### PROBLEM STATEMENT
Transcribe all of the records word for word, but omit the pictures.

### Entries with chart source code

╭──

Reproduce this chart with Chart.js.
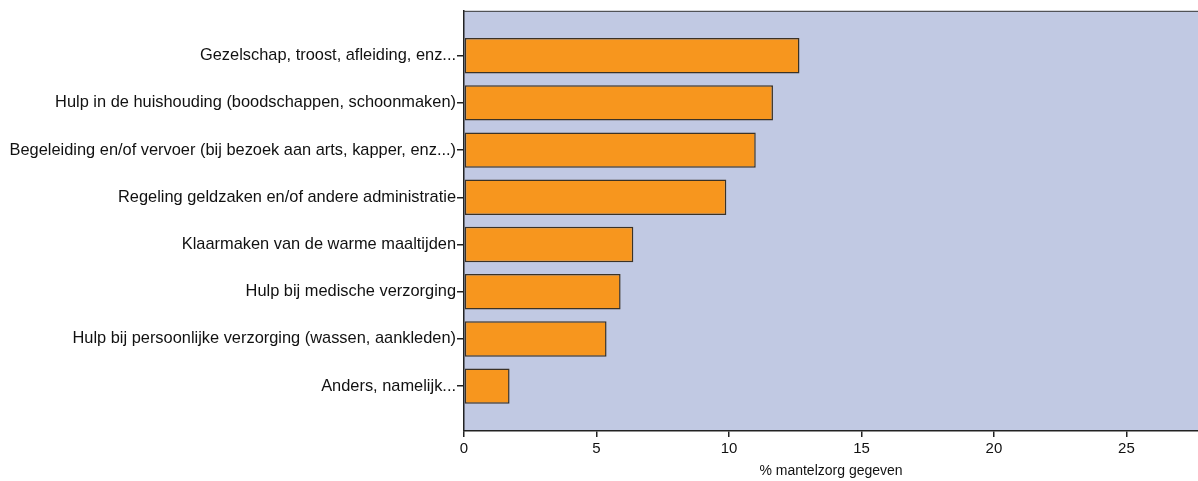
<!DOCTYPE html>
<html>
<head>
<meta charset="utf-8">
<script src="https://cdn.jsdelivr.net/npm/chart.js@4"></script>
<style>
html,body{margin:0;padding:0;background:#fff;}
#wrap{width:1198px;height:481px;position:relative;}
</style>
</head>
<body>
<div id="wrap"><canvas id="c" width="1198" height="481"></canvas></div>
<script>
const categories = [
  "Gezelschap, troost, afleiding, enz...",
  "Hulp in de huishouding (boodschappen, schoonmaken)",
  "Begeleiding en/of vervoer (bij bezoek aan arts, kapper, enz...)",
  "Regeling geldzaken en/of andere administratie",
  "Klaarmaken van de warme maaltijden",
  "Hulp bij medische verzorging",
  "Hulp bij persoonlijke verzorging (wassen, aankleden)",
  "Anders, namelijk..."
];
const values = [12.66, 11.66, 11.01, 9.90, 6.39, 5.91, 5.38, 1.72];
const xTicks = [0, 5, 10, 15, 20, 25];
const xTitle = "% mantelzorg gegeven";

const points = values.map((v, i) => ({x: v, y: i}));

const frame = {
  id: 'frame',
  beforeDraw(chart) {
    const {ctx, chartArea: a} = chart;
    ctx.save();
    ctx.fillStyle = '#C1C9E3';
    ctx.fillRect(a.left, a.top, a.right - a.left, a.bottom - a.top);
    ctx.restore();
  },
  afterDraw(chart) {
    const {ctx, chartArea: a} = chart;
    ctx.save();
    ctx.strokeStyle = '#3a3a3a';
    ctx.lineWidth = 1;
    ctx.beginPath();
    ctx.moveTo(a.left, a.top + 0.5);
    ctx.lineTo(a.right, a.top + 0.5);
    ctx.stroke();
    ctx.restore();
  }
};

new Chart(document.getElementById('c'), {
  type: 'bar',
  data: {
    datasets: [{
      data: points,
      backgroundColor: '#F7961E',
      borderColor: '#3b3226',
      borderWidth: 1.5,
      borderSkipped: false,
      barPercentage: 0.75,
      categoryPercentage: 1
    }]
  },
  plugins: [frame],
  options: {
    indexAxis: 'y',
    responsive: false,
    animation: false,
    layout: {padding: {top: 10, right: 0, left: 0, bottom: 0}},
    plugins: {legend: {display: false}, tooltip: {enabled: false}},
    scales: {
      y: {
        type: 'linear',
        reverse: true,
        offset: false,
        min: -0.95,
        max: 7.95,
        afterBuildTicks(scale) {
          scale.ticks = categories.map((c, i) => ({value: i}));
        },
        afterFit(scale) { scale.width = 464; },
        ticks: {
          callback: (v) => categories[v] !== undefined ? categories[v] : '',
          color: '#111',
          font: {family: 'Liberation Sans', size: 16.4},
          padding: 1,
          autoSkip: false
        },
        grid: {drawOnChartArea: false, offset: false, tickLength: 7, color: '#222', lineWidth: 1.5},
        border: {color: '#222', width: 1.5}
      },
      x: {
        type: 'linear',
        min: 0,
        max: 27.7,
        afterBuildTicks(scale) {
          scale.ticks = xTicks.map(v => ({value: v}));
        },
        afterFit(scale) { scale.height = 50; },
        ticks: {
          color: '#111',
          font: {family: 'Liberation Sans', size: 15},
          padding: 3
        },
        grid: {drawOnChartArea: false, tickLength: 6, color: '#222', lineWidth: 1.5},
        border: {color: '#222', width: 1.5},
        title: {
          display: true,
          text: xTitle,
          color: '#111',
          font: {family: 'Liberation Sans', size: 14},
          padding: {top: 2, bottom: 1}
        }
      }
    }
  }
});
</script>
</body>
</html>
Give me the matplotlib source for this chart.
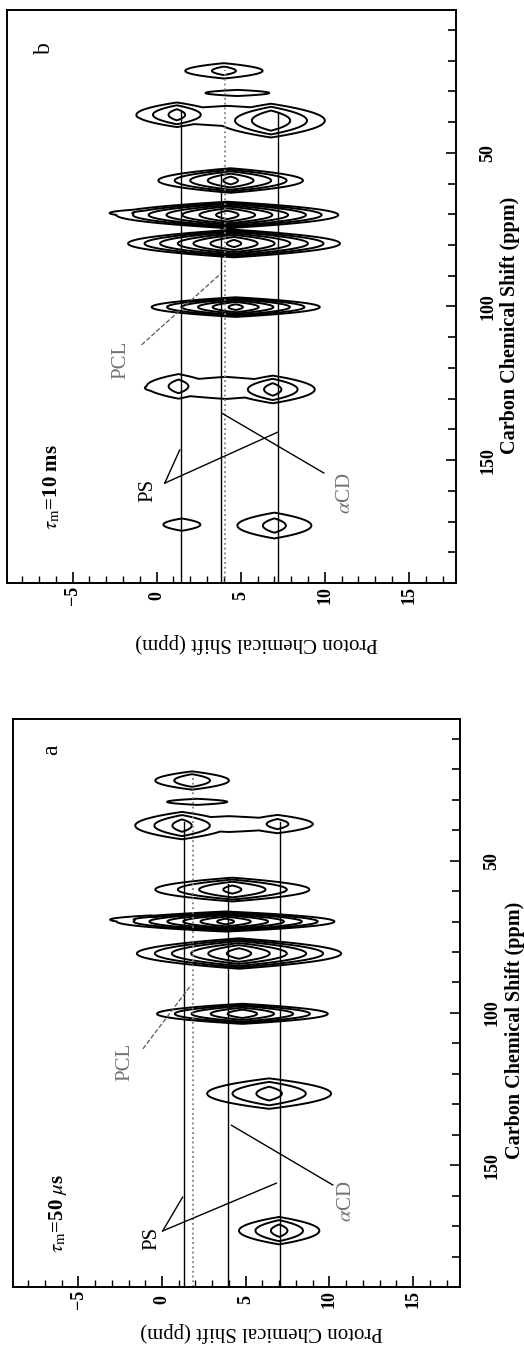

╰──

### WRITTEN REPLY
Reproduce this chart with Chart.js.
<!DOCTYPE html>
<html>
<head>
<meta charset="utf-8">
<script src="https://cdn.jsdelivr.net/npm/chart.js@4"></script>
<style>
html,body{margin:0;padding:0;background:#fff;}
#wrap{width:1198px;height:481px;position:relative;}
</style>
</head>
<body>
<div id="wrap"><canvas id="c" width="1198" height="481"></canvas></div>
<script>
const categories = [
  "Gezelschap, troost, afleiding, enz...",
  "Hulp in de huishouding (boodschappen, schoonmaken)",
  "Begeleiding en/of vervoer (bij bezoek aan arts, kapper, enz...)",
  "Regeling geldzaken en/of andere administratie",
  "Klaarmaken van de warme maaltijden",
  "Hulp bij medische verzorging",
  "Hulp bij persoonlijke verzorging (wassen, aankleden)",
  "Anders, namelijk..."
];
const values = [12.66, 11.66, 11.01, 9.90, 6.39, 5.91, 5.38, 1.72];
const xTicks = [0, 5, 10, 15, 20, 25];
const xTitle = "% mantelzorg gegeven";

const points = values.map((v, i) => ({x: v, y: i}));

const frame = {
  id: 'frame',
  beforeDraw(chart) {
    const {ctx, chartArea: a} = chart;
    ctx.save();
    ctx.fillStyle = '#C1C9E3';
    ctx.fillRect(a.left, a.top, a.right - a.left, a.bottom - a.top);
    ctx.restore();
  },
  afterDraw(chart) {
    const {ctx, chartArea: a} = chart;
    ctx.save();
    ctx.strokeStyle = '#3a3a3a';
    ctx.lineWidth = 1;
    ctx.beginPath();
    ctx.moveTo(a.left, a.top + 0.5);
    ctx.lineTo(a.right, a.top + 0.5);
    ctx.stroke();
    ctx.restore();
  }
};

new Chart(document.getElementById('c'), {
  type: 'bar',
  data: {
    datasets: [{
      data: points,
      backgroundColor: '#F7961E',
      borderColor: '#3b3226',
      borderWidth: 1.5,
      borderSkipped: false,
      barPercentage: 0.75,
      categoryPercentage: 1
    }]
  },
  plugins: [frame],
  options: {
    indexAxis: 'y',
    responsive: false,
    animation: false,
    layout: {padding: {top: 10, right: 0, left: 0, bottom: 0}},
    plugins: {legend: {display: false}, tooltip: {enabled: false}},
    scales: {
      y: {
        type: 'linear',
        reverse: true,
        offset: false,
        min: -0.95,
        max: 7.95,
        afterBuildTicks(scale) {
          scale.ticks = categories.map((c, i) => ({value: i}));
        },
        afterFit(scale) { scale.width = 464; },
        ticks: {
          callback: (v) => categories[v] !== undefined ? categories[v] : '',
          color: '#111',
          font: {family: 'Liberation Sans', size: 16.4},
          padding: 1,
          autoSkip: false
        },
        grid: {drawOnChartArea: false, offset: false, tickLength: 7, color: '#222', lineWidth: 1.5},
        border: {color: '#222', width: 1.5}
      },
      x: {
        type: 'linear',
        min: 0,
        max: 27.7,
        afterBuildTicks(scale) {
          scale.ticks = xTicks.map(v => ({value: v}));
        },
        afterFit(scale) { scale.height = 50; },
        ticks: {
          color: '#111',
          font: {family: 'Liberation Sans', size: 15},
          padding: 3
        },
        grid: {drawOnChartArea: false, tickLength: 6, color: '#222', lineWidth: 1.5},
        border: {color: '#222', width: 1.5},
        title: {
          display: true,
          text: xTitle,
          color: '#111',
          font: {family: 'Liberation Sans', size: 14},
          padding: {top: 2, bottom: 1}
        }
      }
    }
  }
});
</script>
</body>
</html>
Give me the matplotlib source for this chart.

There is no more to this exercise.